Khan on June 12 asked the U.S. District Court in the District of Columbia to endorse a compensation package that international arbitrators ruled was owed the company in March.
“The award is due and payable now,” Khan Chief Executive Officer Grant Edey said Monday in a statement. “We continue to seek an amicable basis for the payment.”
The Mongolian government has refused to pay compensation to the Toronto-based company after stripping its uranium mining licenses in 2009, an action Khan fought in the courts for four years. The $100 million in damages awarded by arbitrators is accruing interest at a rate of $6,485 a day, reaching $104.3 million at the end of last week.
The dispute risks deterring investors in Mongolia, which has used last month’s copper-mine deal with Rio Tinto Group to try to woo companies back after foreign direct investment plunged more than 90 percent in two years.

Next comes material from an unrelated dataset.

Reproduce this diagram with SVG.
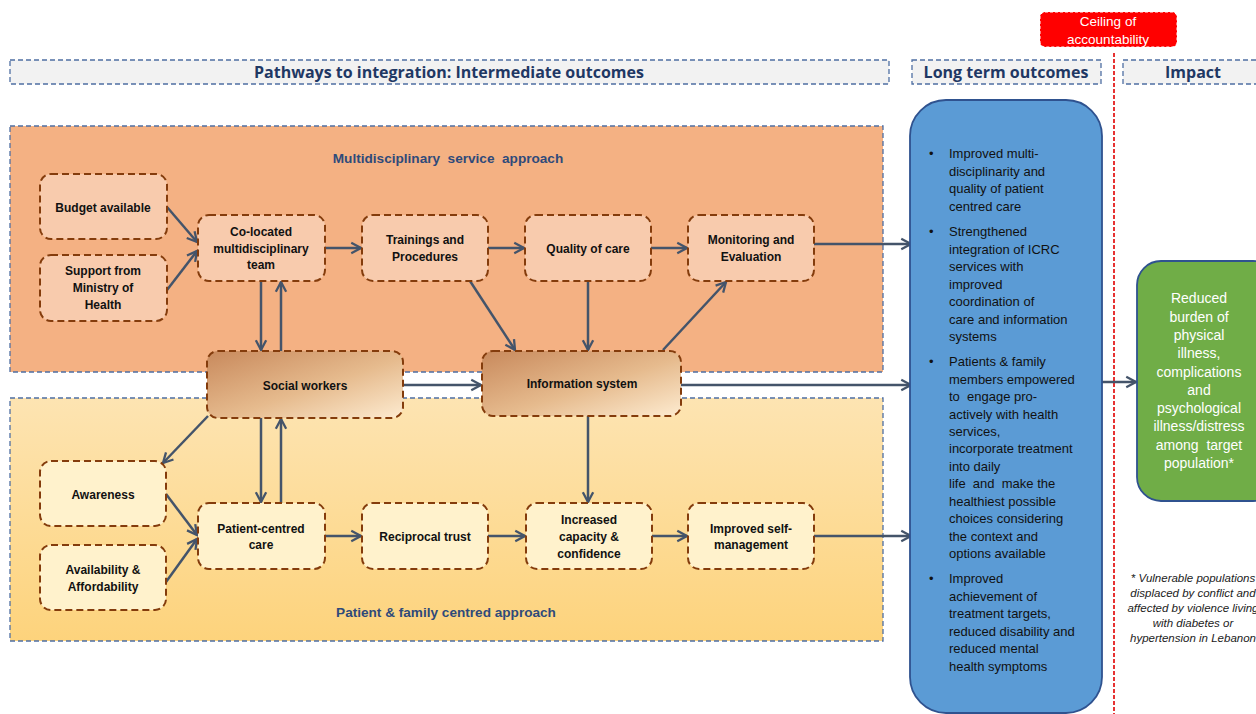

Confirmation of the compensation award would make it executable in the U.S. as a court judgment, Khan said in the statement. Mongolia’s refusal to pay “raises the question of whether investors should be investing in a country that does not respect international arbitration,” Edey said.
Meetings in Ulaanbaatar to resolve the dispute broke down in April. The Ministry of Justice said at the time that Khan had ended negotiations early and it would seek to nullify the award. Khan said it was unaware of any grounds to justify such a move.
Bayartsetseg Jigmiddash, state secretary at the ministry, was unavailable for comment on Monday and didn’t respond to an e-mail.